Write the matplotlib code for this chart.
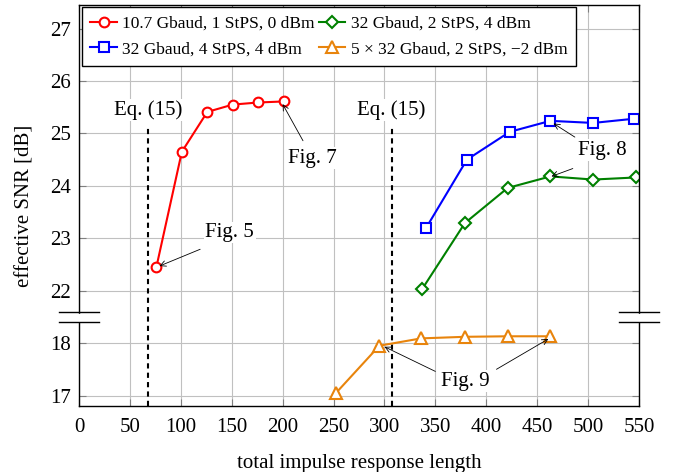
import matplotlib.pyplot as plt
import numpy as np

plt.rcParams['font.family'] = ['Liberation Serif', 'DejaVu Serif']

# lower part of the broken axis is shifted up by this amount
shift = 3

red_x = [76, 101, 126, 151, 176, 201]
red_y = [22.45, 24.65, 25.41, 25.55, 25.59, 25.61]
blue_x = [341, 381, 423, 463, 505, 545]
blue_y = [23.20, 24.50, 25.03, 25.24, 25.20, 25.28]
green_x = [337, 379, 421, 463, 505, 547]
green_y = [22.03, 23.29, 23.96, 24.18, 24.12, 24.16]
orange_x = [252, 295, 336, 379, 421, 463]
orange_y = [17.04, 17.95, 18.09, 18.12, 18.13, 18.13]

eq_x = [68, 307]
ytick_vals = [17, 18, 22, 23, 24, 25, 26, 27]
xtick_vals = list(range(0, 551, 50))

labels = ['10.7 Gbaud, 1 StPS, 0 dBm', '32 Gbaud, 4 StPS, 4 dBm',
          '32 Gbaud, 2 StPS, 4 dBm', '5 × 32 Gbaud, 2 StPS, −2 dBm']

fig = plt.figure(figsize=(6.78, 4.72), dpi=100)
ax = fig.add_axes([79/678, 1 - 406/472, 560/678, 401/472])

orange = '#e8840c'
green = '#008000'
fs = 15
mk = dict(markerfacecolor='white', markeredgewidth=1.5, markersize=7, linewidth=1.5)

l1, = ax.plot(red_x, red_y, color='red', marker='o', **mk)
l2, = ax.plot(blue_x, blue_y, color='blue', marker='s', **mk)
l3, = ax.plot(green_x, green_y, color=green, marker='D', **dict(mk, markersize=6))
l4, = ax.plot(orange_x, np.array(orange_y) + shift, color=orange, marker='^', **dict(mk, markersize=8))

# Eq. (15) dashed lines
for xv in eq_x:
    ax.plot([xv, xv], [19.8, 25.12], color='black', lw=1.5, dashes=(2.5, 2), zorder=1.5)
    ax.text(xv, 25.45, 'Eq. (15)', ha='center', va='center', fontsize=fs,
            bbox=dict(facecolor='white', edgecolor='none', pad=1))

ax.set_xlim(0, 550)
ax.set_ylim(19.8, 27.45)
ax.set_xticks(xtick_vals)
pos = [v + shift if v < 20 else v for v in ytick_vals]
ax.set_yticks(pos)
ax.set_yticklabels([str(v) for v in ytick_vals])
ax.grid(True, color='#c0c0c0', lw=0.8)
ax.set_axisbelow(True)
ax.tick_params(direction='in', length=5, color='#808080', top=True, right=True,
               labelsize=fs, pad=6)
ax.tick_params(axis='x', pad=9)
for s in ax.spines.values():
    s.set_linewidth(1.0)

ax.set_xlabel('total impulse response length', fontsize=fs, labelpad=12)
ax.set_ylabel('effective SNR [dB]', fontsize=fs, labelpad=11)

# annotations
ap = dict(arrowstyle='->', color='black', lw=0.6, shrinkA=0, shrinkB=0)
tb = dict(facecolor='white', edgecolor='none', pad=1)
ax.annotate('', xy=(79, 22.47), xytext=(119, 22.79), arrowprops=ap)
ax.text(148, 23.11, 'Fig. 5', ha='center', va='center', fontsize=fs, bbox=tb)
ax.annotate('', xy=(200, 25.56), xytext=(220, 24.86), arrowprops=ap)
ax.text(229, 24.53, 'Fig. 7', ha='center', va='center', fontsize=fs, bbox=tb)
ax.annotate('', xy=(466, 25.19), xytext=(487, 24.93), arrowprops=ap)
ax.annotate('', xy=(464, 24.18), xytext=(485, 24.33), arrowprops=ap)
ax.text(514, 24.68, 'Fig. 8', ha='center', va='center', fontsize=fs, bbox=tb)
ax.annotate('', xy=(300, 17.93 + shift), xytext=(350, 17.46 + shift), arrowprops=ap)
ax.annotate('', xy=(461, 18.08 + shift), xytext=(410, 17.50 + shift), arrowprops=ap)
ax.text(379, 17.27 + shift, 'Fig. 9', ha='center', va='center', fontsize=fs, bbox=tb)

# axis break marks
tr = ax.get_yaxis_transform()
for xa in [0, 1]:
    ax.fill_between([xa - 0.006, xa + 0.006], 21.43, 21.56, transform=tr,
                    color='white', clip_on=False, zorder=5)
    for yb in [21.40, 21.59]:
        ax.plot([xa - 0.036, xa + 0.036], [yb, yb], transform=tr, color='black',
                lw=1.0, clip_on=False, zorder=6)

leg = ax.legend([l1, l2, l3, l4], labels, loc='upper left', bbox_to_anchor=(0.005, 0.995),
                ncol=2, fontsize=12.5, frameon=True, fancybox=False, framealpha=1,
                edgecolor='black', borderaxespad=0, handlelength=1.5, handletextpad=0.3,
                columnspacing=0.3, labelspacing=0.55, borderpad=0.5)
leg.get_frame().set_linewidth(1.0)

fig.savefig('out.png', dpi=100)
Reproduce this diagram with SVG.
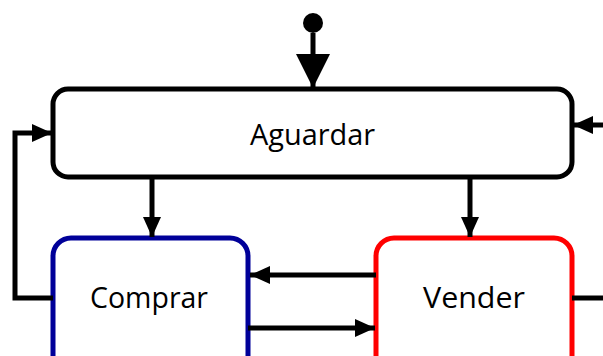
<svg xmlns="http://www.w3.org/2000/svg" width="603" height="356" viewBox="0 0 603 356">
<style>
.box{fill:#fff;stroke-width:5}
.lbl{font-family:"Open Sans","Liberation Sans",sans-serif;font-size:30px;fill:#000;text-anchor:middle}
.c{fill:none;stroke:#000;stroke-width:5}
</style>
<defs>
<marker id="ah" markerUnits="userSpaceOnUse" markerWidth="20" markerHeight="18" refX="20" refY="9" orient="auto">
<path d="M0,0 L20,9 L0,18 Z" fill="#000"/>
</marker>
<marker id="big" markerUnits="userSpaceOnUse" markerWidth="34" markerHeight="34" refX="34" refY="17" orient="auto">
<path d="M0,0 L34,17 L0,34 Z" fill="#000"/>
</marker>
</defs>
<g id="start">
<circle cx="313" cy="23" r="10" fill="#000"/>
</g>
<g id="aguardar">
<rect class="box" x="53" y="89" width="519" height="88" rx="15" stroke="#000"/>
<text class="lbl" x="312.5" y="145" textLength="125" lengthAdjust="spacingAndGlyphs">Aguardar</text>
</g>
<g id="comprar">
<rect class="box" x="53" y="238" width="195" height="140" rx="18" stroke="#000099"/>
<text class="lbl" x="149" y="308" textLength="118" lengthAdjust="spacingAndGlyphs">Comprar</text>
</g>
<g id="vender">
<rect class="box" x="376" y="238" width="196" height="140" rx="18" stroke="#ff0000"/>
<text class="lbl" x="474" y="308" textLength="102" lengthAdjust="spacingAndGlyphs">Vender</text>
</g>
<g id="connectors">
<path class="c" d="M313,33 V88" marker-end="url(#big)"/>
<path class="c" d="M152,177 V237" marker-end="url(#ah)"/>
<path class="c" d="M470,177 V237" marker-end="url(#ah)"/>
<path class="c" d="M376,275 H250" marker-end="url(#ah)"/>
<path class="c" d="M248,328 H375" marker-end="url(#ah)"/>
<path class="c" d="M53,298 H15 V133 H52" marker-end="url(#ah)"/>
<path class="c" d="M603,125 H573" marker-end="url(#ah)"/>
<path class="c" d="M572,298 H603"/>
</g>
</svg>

#### Exercise:
Across the entries above, how many lines contain "this"? Provide only the count.

#### Written reply:
3